> **Written exercise**
Write the lines out again, from the top of the material to the line containing "import plotly.graph_objects as go", pictures excluded.

━━━ Stored data

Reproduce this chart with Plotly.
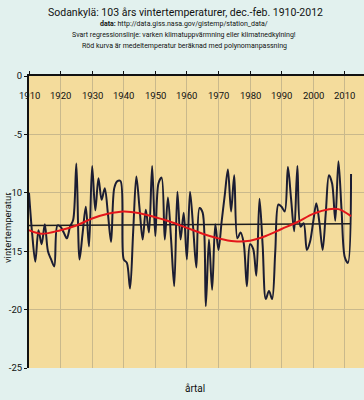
import plotly.graph_objects as go

years = list(range(1910, 2013))
temps = [
    -10.0, -13.5, -15.9, -13.2, -14.4, -12.7, -15.0, -15.7, -16.3, -12.8,
    -12.9, -13.4, -13.9, -12.9, -12.3, -7.5, -15.7, -13.4, -11.2, -14.6,
    -7.7, -11.5, -8.75, -10.6, -9.6, -11.8, -14.2, -9.6, -9.0, -9.0,
    -15.7, -16.0, -18.2, -13.3, -8.6, -11.3, -14.0, -11.45, -13.4, -7.7,
    -13.7, -9.2, -8.7, -14.0, -10.4, -14.0, -18.0, -9.9, -14.0, -11.7,
    -15.7, -9.9, -13.0, -16.4, -11.3, -11.7, -19.7, -14.0, -18.3, -12.7,
    -14.9, -12.5, -10.2, -8.0, -11.6, -8.5, -13.9, -13.4, -14.3, -18.0,
    -14.4, -14.8, -17.1, -10.5, -14.5, -19.1, -18.4, -19.1, -15.0, -11.0,
    -11.2, -11.6, -7.8, -10.5, -13.3, -7.7, -12.9, -12.6, -14.9, -14.2,
    -12.5, -10.9, -12.6, -14.9, -11.7, -8.5, -9.2, -12.4, -7.3, -11.5,
    -15.5, -16.0, -8.4,
]

# red polynomial curve
poly_years = [1910, 1914, 1920, 1925, 1930, 1935, 1940, 1945, 1950, 1955, 1960,
              1965, 1970, 1975, 1980, 1985, 1990, 1995, 2000, 2005, 2008, 2012]
poly_vals = [-13.2, -13.5, -13.2, -12.8, -12.2, -11.8, -11.6, -11.75, -12.1, -12.5, -13.0,
             -13.5, -13.9, -14.15, -14.1, -13.7, -13.1, -12.5, -11.8, -11.4, -11.4, -12.0]

# black regression line
reg_years = [1910, 2012]
reg_vals = [-12.8, -12.65]

x_ticks = list(range(1910, 2011, 10))
x_tick_labels = [str(v) for v in x_ticks]
y_ticks = [0, -5, -10, -15, -20, -25]
y_tick_labels = [str(v) for v in y_ticks]

FONT = "Roboto, Liberation Sans, Arial, sans-serif"
INK = "#111111"

fig = go.Figure()
fig.add_trace(go.Scatter(x=reg_years, y=reg_vals, mode="lines",
                         line=dict(color="#1c1c1c", width=1.6), hoverinfo="skip"))
fig.add_trace(go.Scatter(x=years, y=temps, mode="lines",
                         line=dict(color="#1b1d33", width=2, shape="spline", smoothing=0.9)))
fig.add_trace(go.Scatter(x=poly_years, y=poly_vals, mode="lines",
                         line=dict(color="#e3161b", width=2, shape="spline")))

PLOT_TOP, PLOT_BOTTOM, PLOT_LEFT, PLOT_W = 76, 368, 29, 335
def py(pix):
    return (PLOT_BOTTOM - pix) / (PLOT_BOTTOM - PLOT_TOP)
def px(pix):
    return (pix - PLOT_LEFT) / PLOT_W

annotations = [
    dict(text="Sodankylä: 103 års vintertemperaturer, dec.-feb. 1910-2012",
         xref="paper", yref="paper", x=px(185), y=py(12),
         xanchor="center", yanchor="middle", showarrow=False,
         font=dict(size=10.5, family=FONT, color=INK)),
    dict(text="<b>data:</b> http://data.giss.nasa.gov/gistemp/station_data/",
         xref="paper", yref="paper", x=px(184), y=py(24.5),
         xanchor="center", yanchor="middle", showarrow=False,
         font=dict(size=7, family=FONT, color=INK)),
    dict(text="Svart regressionslinje: varken klimatuppvärmning eller klimatnedkylning!",
         xref="paper", yref="paper", x=px(184), y=py(35),
         xanchor="center", yanchor="middle", showarrow=False,
         font=dict(size=7, family=FONT, color=INK)),
    dict(text="Röd kurva är medeltemperatur beräknad med polynomanpassning",
         xref="paper", yref="paper", x=px(184), y=py(45.5),
         xanchor="center", yanchor="middle", showarrow=False,
         font=dict(size=7, family=FONT, color=INK)),
    dict(text="årtal", xref="paper", yref="paper", x=px(195), y=py(388),
         xanchor="center", yanchor="middle", showarrow=False,
         font=dict(size=10, family=FONT, color=INK)),
    dict(text="vintertemperatur", xref="paper", yref="paper", x=px(7), y=py(228),
         xanchor="center", yanchor="middle", showarrow=False, textangle=-90,
         font=dict(size=9.5, family=FONT, color=INK)),
]
# x tick labels drawn inside the plot, just below the top axis
for v, lab in zip(x_ticks, x_tick_labels):
    annotations.append(dict(text=lab, xref="x", yref="paper", x=v, y=py(95),
                            xanchor="center", yanchor="middle", showarrow=False,
                            font=dict(size=9.5, family=FONT, color=INK)))

fig.update_layout(
    width=364, height=400,
    margin=dict(l=29, r=0, t=76, b=32),
    paper_bgcolor="#e2f1ee",
    plot_bgcolor="#f4dc9c",
    showlegend=False,
    font=dict(family=FONT, color=INK),
    xaxis=dict(
        range=[1910, 2016.1], side="top",
        tickmode="array", tickvals=x_ticks, ticktext=x_tick_labels,
        showticklabels=False,
        ticks="outside", ticklen=3, tickcolor=INK, tickwidth=1,
        showgrid=True, gridcolor="#c9b98c", gridwidth=1,
        showline=True, linecolor=INK, linewidth=2,
        zeroline=False,
    ),
    yaxis=dict(
        range=[-25, 0],
        tickmode="array", tickvals=y_ticks, ticktext=y_tick_labels,
        ticks="outside", ticklen=3, tickcolor=INK,
        tickfont=dict(size=9.5, family=FONT, color=INK),
        showgrid=True, gridcolor="#c9b98c", gridwidth=1,
        showline=True, linecolor=INK, linewidth=2,
        zeroline=False,
    ),
    annotations=annotations,
)

fig.write_html(
    "out.html",
    config={"displayModeBar": False},
    post_script="document.body.style.margin='0';document.body.style.overflow='hidden';",
)
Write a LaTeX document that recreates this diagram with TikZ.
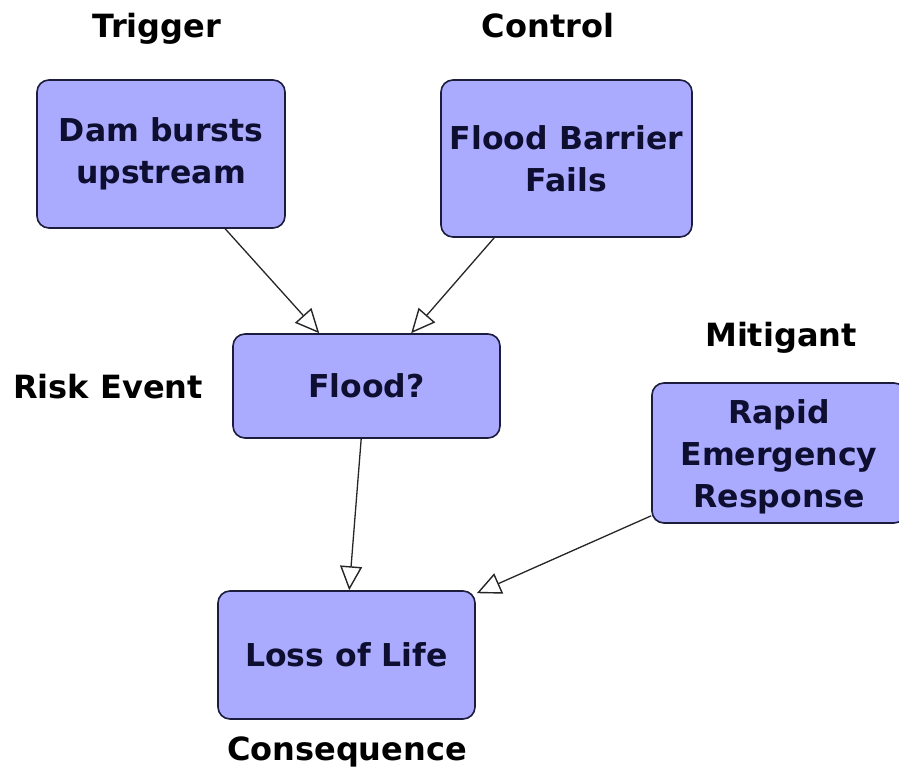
\documentclass[tikz,border=0pt]{standalone}
\usepackage{fontspec}
\setmainfont{DejaVu Sans}
\usetikzlibrary{arrows.meta,calc}
\definecolor{boxfill}{HTML}{AAAAFF}
\definecolor{boxline}{HTML}{1C1C3C}
\definecolor{boxtext}{HTML}{0E0E30}
\begin{document}
\begin{tikzpicture}[x=1pt,y=1pt,
  stepbox/.style={draw=boxline, line width=1.6pt, fill=boxfill, rounded corners=12pt,
    align=center, text=boxtext, inner sep=0pt,
    font=\fontsize{31.5}{42}\selectfont\bfseries},
  tag/.style={text=black, inner sep=0pt, font=\fontsize{32}{40}\selectfont\bfseries},
  link/.style={line width=1.3pt, draw=black!85,
    -{Triangle[open, length=24pt, width=22pt, line width=1.4pt, fill=white]}}]
  \clip (0,0) rectangle (899,770);
  \fill[white] (0,0) rectangle (899,770);

  % boxes
  \node[stepbox, minimum width=248pt, minimum height=148pt] (dam) at (161,616) {Dam bursts\\upstream};
  \node[stepbox, minimum width=251pt, minimum height=157pt] (barrier) at (566.5,611.5) {Flood Barrier\\Fails};
  \node[stepbox, minimum width=267pt, minimum height=104pt] (flood) at (366.5,384) {Flood?};
  \node[stepbox, minimum width=254pt, minimum height=140pt] (rapid) at (779,317) {};
  \node[align=center, text=boxtext, inner sep=0pt, font=\fontsize{31.5}{42}\selectfont\bfseries]
    (rapidtext) at ($(rapid.center)+(0,-4)$) {Rapid\\Emergency\\Response};
  \node[stepbox, minimum width=257pt, minimum height=128pt] (loss) at (346.5,115) {Loss of Life};

  % role labels
  \node[tag] (ltrigger) at (157,741) {Trigger};
  \node[tag] (lcontrol) at (548,744) {Control};
  \node[tag] (lrisk) at (108,383) {Risk Event};
  \node[tag] (lmitigant) at (781,432) {Mitigant};
  \node[tag] (lconseq) at (347,18) {Consequence};

  % influence arrows
  \draw[link] ($(dam.south west)+(189,0)$) -- ($(flood.north west)+(87,0)$);
  \draw[link] ($(barrier.south west)+(54,0)$) -- ($(flood.north west)+(179,0)$);
  \draw[link] ($(flood.south west)+(129,0)$) -- ($(loss.north west)+(132,0)$);
  \draw[link] ($(rapid.south west)+(0,8)$) -- ($(loss.north east)+(1,-3)$);
\end{tikzpicture}
\end{document}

━━━━━━

> **Task output**
Reproduce this chart with Plotly.
import plotly.graph_objects as go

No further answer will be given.